3. You have used up your willpower for the day. You wake up early for a run, skipping the snooze button, order a healthy breakfast of oatmeal instead of a doughnut, and then decline the chocolate cake at the office birthday party. You walk right past the bowl of gummy bears on your co-workers desk, order a salad at lunch (dressing on the side) and drink water instead of juice during the afternoon. You’ve been “good” and practiced restraint all day – so when your husband brings home a package of gourmet cookies in the evening, you devour them. All of them. Willpower is a finite resource; it’s a bad idea to go on a diet, try to trim your household budget and stop shopping online all at the same time. You can’t follow the rules exactly every minute of your life, so at the end of the day when you are tired and your willpower is too – you reach for a cookie. And another. Learn to recognize what triggers your evening sugar cravings, and plan to reward yourself in a non-edible way when you feel the urge to eat sweets coming: buy a bouquet of flowers, go for a walk with your dog or watch a funny movie.

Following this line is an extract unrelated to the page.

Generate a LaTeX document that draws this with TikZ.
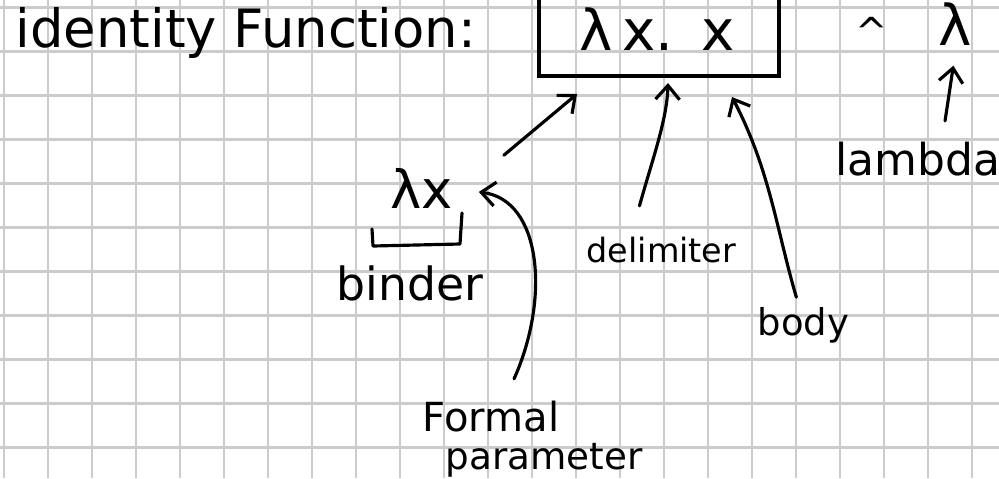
\documentclass[tikz,border=0pt]{standalone}
\usepackage{fontspec}
\setmainfont{DejaVu Sans}
\usetikzlibrary{arrows.meta,calc}

\begin{document}
\begin{tikzpicture}[x=0.01cm,y=-0.01cm,
  gridline/.style={gray!40,line width=0.6pt},
  ink/.style={line width=0.9pt,line cap=round,line join=round},
  hand/.style={inner sep=0pt,anchor=base west},
  >={Straight Barb[length=1.4mm,width=2.4mm]}]
\useasboundingbox (0,0) rectangle (999,478);
\clip (0,0) rectangle (999,478);
% squared paper
\foreach \gx in {0,...,22} \draw[gridline] (3.7+44*\gx,0) -- (3.7+44*\gx,478);
\foreach \gy in {0,...,10} \draw[gridline] (0,7.5+44*\gy) -- (999,7.5+44*\gy);

\node[hand,font=\fontsize{15}{18}\selectfont] (title) at (15,47) {identity Function:};
\node[draw,line width=1.1pt,anchor=south west,minimum width=2.4cm,minimum height=1.3cm,inner sep=0pt] (exprbox) at (537,78) {};
\node[hand,font=\fontsize{16}{19}\selectfont] (expr) at (579,50) {λ\,x.\enspace x};
\node[anchor=base,inner sep=0pt,font=\fontsize{11}{13}\selectfont] (caret) at (872,45) {\textasciicircum};
\node[hand,font=\fontsize{16}{19}\selectfont] (lamsym) at (938,45) {λ};
\node[hand,font=\fontsize{12.5}{15}\selectfont] (lamword) at (835,175) {lambda};

\node[hand,font=\fontsize{15}{18}\selectfont] (lamx) at (390,208) {λx};
\draw[ink] (372,229) -- (373,246) -- (460,244) -- (462,213);
\node[hand,font=\fontsize{13}{15}\selectfont] (binder) at (336,300) {binder};
\node[hand,font=\fontsize{9.5}{11}\selectfont] (delim) at (586,262) {delimiter};
\node[hand,font=\fontsize{10.5}{12}\selectfont] (body) at (757,335) {body};
\node[hand,font=\fontsize{11.4}{13}\selectfont] (formal) at (422,431) {Formal};
\node[hand,font=\fontsize{10.6}{12}\selectfont] (param) at (445,469) {parameter};

% pointers into the box
\draw[ink,->] ($(lamx.north east)+(50,-12)$) -- ($(exprbox.south west)+(40,16)$);
\draw[ink,->] ($(delim.north)+(-22,-30)$) .. controls +(13,-47) and +(-1,37) .. ($(exprbox.south west)+(131,5)$);
\draw[ink,->] ($(body.north)+(-7,-9)$) .. controls +(-20,-68) and +(38,73) .. ($(exprbox.south west)+(195,19)$);
\draw[ink,->] ($(formal.north)+(23,-21)$) .. controls +(36,-80) and +(63,8) .. ($(lamx.east)+(25,4)$);
\draw[ink,->] ($(lamword.north)+(27,-20)$) -- ($(lamsym.south)+(-2,20)$);
\end{tikzpicture}
\end{document}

4. Sweets remind you of happy times. As children, we are given sugary treats when we behave well or when times are happy (like holidays). We learn to associate the taste of sugar with happy feelings, and as adults, we try to recreate those sweet childhood memories with a chocolate chip cookie, popsicle or ice cream cone. While everyone deserves to indulge now and then, emotional eating rarely brings the satisfaction you crave – and often it just makes you eat even more as you search for those happy feelings. Let yourself have one awesome treat each week, like a hot fudge sundae or scrumptious cupcake, eat it very slowly and enjoy every minute of it. This way you won’t feel like you are denying yourself – and you can sample the sweet treats that you truly want without giving in to cravings.